Bill Peschel said...

"Movie producer"? That's the best the AP could do?

The decline in journalism continues.

Unknown said...

I never saw the need for artist centered upon social commentary and activism. Rather than an exterior statement, I view the creative process as an interior process of transformation. Within the transformation a social statement can be made. I think of the painting 'The Scream'. This effort just comes off as adolescent--contrived and overly clever rather than spontaneous and erupting, a failing effort to go beyond art for art's sake. Their was a band who made intriguing music and videos 'The Residents' who I did feel created social commentary efforts of high quality.

MisterBuddwing said...

"Movie producer"? That's the best the AP could do?

The decline in journalism continues.


Maybe you'd prefer how Pauline Kael described Richard Schickel's unauthorized biography "The Disney Version":

"The story of how Disney built an empire on corrupt popular culture…becomes a revealing part of American cultural history."

Grant said...

"Dies on Coast"...proof that the view never changes at the NYT.
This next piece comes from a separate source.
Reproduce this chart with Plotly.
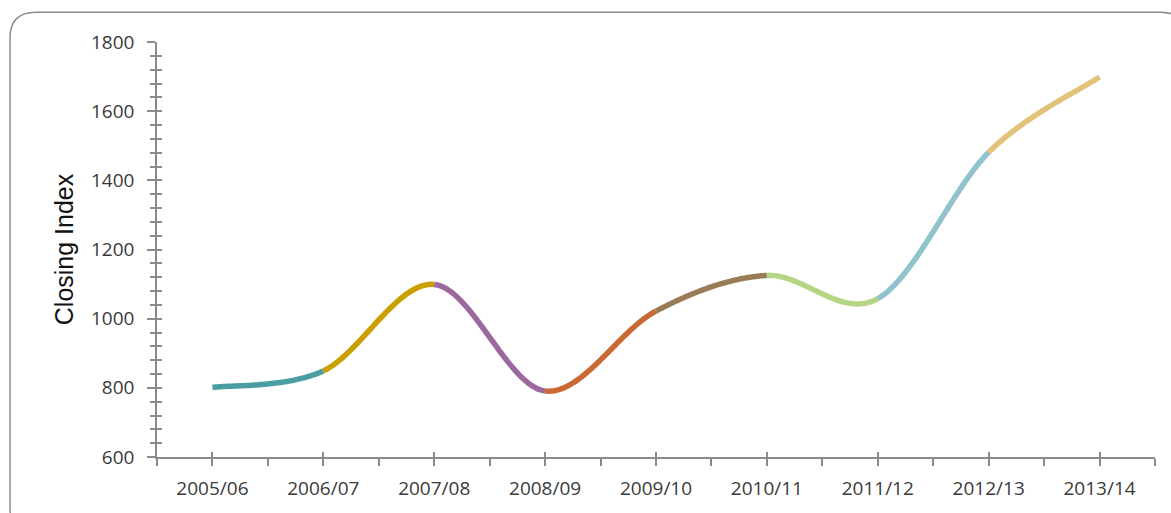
import plotly.graph_objects as go

categories = ["2005/06", "2006/07", "2007/08", "2008/09", "2009/10",
              "2010/11", "2011/12", "2012/13", "2013/14"]
closing_index = [801, 849, 1099, 791, 1022, 1125, 1058, 1481, 1699]
segment_colors = ["#4a9ea2", "#c9a000", "#9b68a0", "#c96a35", "#987c56",
                  "#b5d585", "#90c3cb", "#e3c27a"]
y_ticks = [600, 800, 1000, 1200, 1400, 1600, 1800]

W, H = 1171, 513
ML, MR, MT, MB = 157, 16, 42, 54
PW, PH = W - ML - MR, H - MT - MB
AXC = "#8a8a8a"


def bezier_segment(i, n=60):
    """Smoothed (Catmull-Rom style) curve between point i and i+1."""
    xs = list(range(len(closing_index)))
    ys = closing_index
    last = len(ys) - 1
    p0 = (xs[max(i - 1, 0)], ys[max(i - 1, 0)])
    p1 = (xs[i], ys[i])
    p2 = (xs[i + 1], ys[i + 1])
    p3 = (xs[min(i + 2, last)], ys[min(i + 2, last)])
    c1 = (p1[0] + (p2[0] - p0[0]) / 6, p1[1] + (p2[1] - p0[1]) / 6)
    c2 = (p2[0] - (p3[0] - p1[0]) / 6, p2[1] - (p3[1] - p1[1]) / 6)
    bx, by = [], []
    for k in range(n + 1):
        t = k / n
        a, b, c, d = (1 - t) ** 3, 3 * (1 - t) ** 2 * t, 3 * (1 - t) * t ** 2, t ** 3
        bx.append(a * p1[0] + b * c1[0] + c * c2[0] + d * p2[0])
        by.append(a * p1[1] + b * c1[1] + c * c2[1] + d * p2[1])
    return bx, by


fig = go.Figure()
for i in range(len(closing_index) - 1):
    bx, by = bezier_segment(i)
    fig.add_trace(go.Scatter(x=bx, y=by, mode="lines",
                             line=dict(color=segment_colors[i], width=5.5,
                                       simplify=False),
                             hoverinfo="skip", showlegend=False))


def px(x):
    return (x - ML) / PW


def py(y):
    return (H - MB - y) / PH


# rounded frame (partly outside the view)
x0, y0, x1, y1, r = 10, 12, 1186, 536, 26
path = (f"M {px(x0)},{py(y0 + r)} Q {px(x0)},{py(y0)} {px(x0 + r)},{py(y0)} "
        f"L {px(x1 - r)},{py(y0)} Q {px(x1)},{py(y0)} {px(x1)},{py(y0 + r)} "
        f"L {px(x1)},{py(y1 - r)} Q {px(x1)},{py(y1)} {px(x1 - r)},{py(y1)} "
        f"L {px(x0 + r)},{py(y1)} Q {px(x0)},{py(y1)} {px(x0)},{py(y1 - r)} Z")
fig.add_shape(type="path", path=path, xref="paper", yref="paper",
              line=dict(color="#8c8c8c", width=1.5), layer="below")

tickfont = dict(family="Open Sans", size=19, color="#3a3a3a")
xr = [-0.5, len(categories) - 0.5]
yr = [y_ticks[0], y_ticks[-1]]

fig.update_layout(
    width=W, height=H,
    margin=dict(l=ML, r=MR, t=MT, b=MB),
    paper_bgcolor="white", plot_bgcolor="white",
    xaxis=dict(range=xr, tickmode="array", tickvals=list(range(len(categories))),
               ticktext=categories, ticks="outside", ticklen=7, tickwidth=1.5,
               tickcolor=AXC, showline=True, linecolor=AXC, linewidth=1.5,
               showgrid=False, zeroline=False, tickfont=tickfont,
               ticklabelstandoff=6,
               minor=dict(ticks="outside", tick0=-0.5, dtick=1, ticklen=7,
                          tickwidth=1.5, tickcolor=AXC)),
    xaxis2=dict(range=xr, overlaying="x", anchor="y", side="bottom",
                tickmode="array",
                tickvals=list(range(len(categories))) + [len(categories) - 0.5],
                ticks="inside", ticklen=5, tickwidth=1.5, tickcolor=AXC,
                showticklabels=False, showline=False, showgrid=False,
                zeroline=False),
    yaxis=dict(range=yr, tickmode="array", tickvals=y_ticks, ticks="outside",
               ticklen=8, tickwidth=1.5, tickcolor=AXC, showline=True,
               linecolor=AXC, linewidth=1.5, showgrid=False, zeroline=False,
               tickfont=tickfont, ticklabelstandoff=9,
               title=dict(text="Closing Index", standoff=10,
                          font=dict(family="Liberation Sans", size=25, color="#111")),
               minor=dict(ticks="outside", tick0=600, dtick=40, ticklen=5,
                          tickwidth=1.5, tickcolor=AXC)),
    yaxis2=dict(range=yr, overlaying="y", anchor="x", side="left",
                tickmode="linear", tick0=600, dtick=40, ticks="inside",
                ticklen=5, tickwidth=1.5, tickcolor=AXC, showticklabels=False,
                showline=False, showgrid=False, zeroline=False),
)
# invisible traces to activate the overlay axes
fig.add_trace(go.Scatter(x=[None], y=[None], xaxis="x2", yaxis="y2",
                         showlegend=False, hoverinfo="skip"))

fig.write_html("out.html")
Ignorance is Bliss said...

A video store full of nothing but VHS tapes of "Jerry Maguire."

Sounds like crap art.

My art project will be to sneak in there and replace just one copy of Jerry Maguire with Risky Business ( in a Jerry Maguire video case ).

Make Art Great Again!

mikee said...

I recall standing in line at a video store about 2.8 decades ago, behind a guy who was arguing with the clerk. The guy wanted a refund on the video he had checked out the day before.

The clerk asked if there was a problem playing the video. No, the video played fine, but the film was horrible, sez the guy.

The clerk explained that the content of the film was not guaranteed to please, just that the video would play correclty, and there was nothing he could do for the guy about not liking the content of the vidoe that the guy himself had rented. Guy storms off cussing.

Clerk looks at the video in its box. Clerk looks at me and says, "The film was titled 'Jackass' and that guy was surprised it wasn't good."

I have retold this story any number of times to employees as an example of excellent customer service.

Bill said...

I remember the day Uncle Walt died. I was in the second grade in suburban Los Angeles and a mother from our carpool broke the news to us at the end of the school day. It was worse than learning Santa didn't exist.